Buying a new video card
15 years ago
General
upgrading my PC, but I have trouble telling one video card from another. I currently have a Radeon HD 2600 XT. Anyone have any suggestions for upgrades?
FA+

i donno mutch about video cards so i just as clueless :<
I'm also gonna recommend you avoid Nvidia cards. I've had problems ranging from "minor graphical glitches" to "lol game froze again" with every one of those I've owned, but no problems so far with Radeon.
Did you overclock your card in any way?
$100 = GTS 250
$150 = 5770
$250 = 5830
$300 = 5850
$400 = 5870
Your pick. The GTS 250 works just fine for today's games. (Bad Company 2 is decent on it with highest settings up.)
Honestly the best video card I've used to date is the GTX 260, but nVIDIA messed up drivers causing the card to overheat for no reason and my card was damaged. All we had spare my computer could run was an HD 5770, supposedly the equivalent of the GTX 260. We had an 8800 Ultra somewhere, I would've preferred that, but that card runs hot without driver issues and my setup has no video card cooling (Because it was setup for the HD5770 which doesn't need that.)
Now, switching from GTX 260 to HD5770 I can tell you these things. There are many games, ESPECIALLY source games, where the HD 5770 fails massively in comparison to the GTX 260. There is no game where the HD 5770 runs better than the GTX 260. Further to this, HD5770 only has 8xAA unless you use Radeon's special AA filters, but those not only make text unreadable, but cause severe lag in every game.
If you want a DirectX 11 video card, I would get the GTX 470, or wait for a lower end 400 series card that costs less. If a DX10 card, then GTX 260. ATI control panel is not only more complicated than nVIDIA's, but it has less options, and the GeForce cards have better AA and run better. Another nice thing about the new 400 series GeForce cards is 32xAA. 32xAA or 8xAA (Special Radeon AA filters aren't even worth mentioning, for the reasons I stated above), along with the GTX 470 being better than every single GPU radeon card on the market.
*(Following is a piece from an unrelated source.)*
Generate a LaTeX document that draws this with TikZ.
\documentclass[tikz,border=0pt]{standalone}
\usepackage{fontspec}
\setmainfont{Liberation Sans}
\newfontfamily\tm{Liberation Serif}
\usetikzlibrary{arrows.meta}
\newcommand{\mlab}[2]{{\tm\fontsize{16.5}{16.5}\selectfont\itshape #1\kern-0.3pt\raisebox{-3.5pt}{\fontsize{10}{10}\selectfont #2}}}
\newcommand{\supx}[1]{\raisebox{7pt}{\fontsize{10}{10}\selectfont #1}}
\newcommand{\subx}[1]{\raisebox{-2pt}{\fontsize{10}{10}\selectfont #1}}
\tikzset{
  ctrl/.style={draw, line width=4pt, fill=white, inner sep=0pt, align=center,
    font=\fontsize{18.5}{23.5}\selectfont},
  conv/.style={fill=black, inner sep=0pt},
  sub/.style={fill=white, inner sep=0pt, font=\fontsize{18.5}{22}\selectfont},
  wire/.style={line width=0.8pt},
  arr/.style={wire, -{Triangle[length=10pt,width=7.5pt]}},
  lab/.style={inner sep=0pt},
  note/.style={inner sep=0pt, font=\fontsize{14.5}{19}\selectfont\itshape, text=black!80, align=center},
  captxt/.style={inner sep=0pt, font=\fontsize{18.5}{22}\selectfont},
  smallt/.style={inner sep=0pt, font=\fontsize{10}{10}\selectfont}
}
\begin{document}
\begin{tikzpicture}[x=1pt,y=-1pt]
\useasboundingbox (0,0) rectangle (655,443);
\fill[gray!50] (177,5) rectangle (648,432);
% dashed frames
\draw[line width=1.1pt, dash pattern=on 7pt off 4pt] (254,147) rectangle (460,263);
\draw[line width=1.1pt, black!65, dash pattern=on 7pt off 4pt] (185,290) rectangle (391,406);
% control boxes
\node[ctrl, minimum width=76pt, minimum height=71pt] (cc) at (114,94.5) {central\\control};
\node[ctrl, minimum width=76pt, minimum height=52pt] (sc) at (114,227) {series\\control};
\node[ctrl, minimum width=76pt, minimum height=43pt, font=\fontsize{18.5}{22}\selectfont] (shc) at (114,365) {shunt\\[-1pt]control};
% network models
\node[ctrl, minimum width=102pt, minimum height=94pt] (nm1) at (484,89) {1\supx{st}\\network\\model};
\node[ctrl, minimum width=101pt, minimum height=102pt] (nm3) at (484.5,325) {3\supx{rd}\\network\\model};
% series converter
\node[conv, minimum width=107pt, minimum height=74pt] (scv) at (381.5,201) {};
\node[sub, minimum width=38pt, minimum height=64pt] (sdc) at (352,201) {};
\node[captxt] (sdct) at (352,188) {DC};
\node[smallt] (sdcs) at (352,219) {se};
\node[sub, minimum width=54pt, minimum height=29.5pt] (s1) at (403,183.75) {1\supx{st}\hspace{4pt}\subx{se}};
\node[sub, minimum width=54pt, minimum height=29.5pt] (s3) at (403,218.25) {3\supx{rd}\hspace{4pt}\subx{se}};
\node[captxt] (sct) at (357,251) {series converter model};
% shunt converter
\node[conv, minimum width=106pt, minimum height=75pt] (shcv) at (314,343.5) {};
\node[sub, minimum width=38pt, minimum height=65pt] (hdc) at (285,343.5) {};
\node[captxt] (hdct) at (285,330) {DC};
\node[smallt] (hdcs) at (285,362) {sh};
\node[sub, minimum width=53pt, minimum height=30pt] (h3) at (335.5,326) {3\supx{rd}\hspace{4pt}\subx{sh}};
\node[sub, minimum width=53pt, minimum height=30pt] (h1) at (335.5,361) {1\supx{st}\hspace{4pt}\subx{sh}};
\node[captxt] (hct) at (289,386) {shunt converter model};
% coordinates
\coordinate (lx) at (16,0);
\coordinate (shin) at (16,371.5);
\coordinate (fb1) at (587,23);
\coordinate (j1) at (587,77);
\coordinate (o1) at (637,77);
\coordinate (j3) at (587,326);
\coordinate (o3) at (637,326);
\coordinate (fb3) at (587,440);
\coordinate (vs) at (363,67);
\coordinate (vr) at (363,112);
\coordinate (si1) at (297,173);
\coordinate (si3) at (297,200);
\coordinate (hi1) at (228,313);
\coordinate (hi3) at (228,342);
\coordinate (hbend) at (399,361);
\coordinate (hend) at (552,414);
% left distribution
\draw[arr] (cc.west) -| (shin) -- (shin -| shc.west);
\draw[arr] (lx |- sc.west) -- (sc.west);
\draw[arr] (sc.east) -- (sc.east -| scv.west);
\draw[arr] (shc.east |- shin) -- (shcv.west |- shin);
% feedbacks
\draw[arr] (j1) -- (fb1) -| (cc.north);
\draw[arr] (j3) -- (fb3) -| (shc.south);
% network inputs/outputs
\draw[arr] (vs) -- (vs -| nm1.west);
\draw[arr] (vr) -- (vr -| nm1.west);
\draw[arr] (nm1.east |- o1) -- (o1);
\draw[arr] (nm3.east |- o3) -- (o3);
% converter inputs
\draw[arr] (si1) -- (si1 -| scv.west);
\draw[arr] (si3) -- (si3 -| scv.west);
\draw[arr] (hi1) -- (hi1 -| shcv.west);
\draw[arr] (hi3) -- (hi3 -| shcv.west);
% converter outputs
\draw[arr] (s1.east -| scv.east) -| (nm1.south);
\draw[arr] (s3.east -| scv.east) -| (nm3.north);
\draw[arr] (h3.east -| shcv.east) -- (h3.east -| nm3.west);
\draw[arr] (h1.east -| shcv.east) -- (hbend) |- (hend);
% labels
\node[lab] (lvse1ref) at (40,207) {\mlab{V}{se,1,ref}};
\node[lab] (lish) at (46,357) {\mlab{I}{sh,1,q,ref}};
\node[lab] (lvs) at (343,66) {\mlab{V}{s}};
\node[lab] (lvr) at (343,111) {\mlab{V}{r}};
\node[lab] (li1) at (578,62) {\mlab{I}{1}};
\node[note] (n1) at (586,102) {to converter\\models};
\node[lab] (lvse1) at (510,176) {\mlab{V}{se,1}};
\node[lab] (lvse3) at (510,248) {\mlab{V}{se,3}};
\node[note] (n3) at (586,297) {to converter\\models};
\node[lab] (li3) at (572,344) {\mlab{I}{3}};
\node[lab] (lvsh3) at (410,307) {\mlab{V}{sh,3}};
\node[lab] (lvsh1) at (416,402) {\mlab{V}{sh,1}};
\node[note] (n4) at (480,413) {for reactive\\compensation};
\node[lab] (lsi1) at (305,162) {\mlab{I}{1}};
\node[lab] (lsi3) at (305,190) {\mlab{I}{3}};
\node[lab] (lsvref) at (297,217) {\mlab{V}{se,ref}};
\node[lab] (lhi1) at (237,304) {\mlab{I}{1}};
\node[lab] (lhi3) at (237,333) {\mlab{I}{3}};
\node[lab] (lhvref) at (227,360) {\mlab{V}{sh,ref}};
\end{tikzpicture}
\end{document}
But now looking at it, GTX 260s have gotten considerably more expensive and GTS 250s considerably less effective. So maybe a GTS 250 would be a better choice, but there are some games even the GTX 260 won't get 60 FPS with everything at max, 16xAA and 16xAF, I imagine the GTS 250 would get even less.
This will last you for the next two and a half years at least. Just one handles Crysis on high everything.
One thing to watch out for on a new video card is that most of them now want dedicated power inputs from your PSU, do some research before finalising.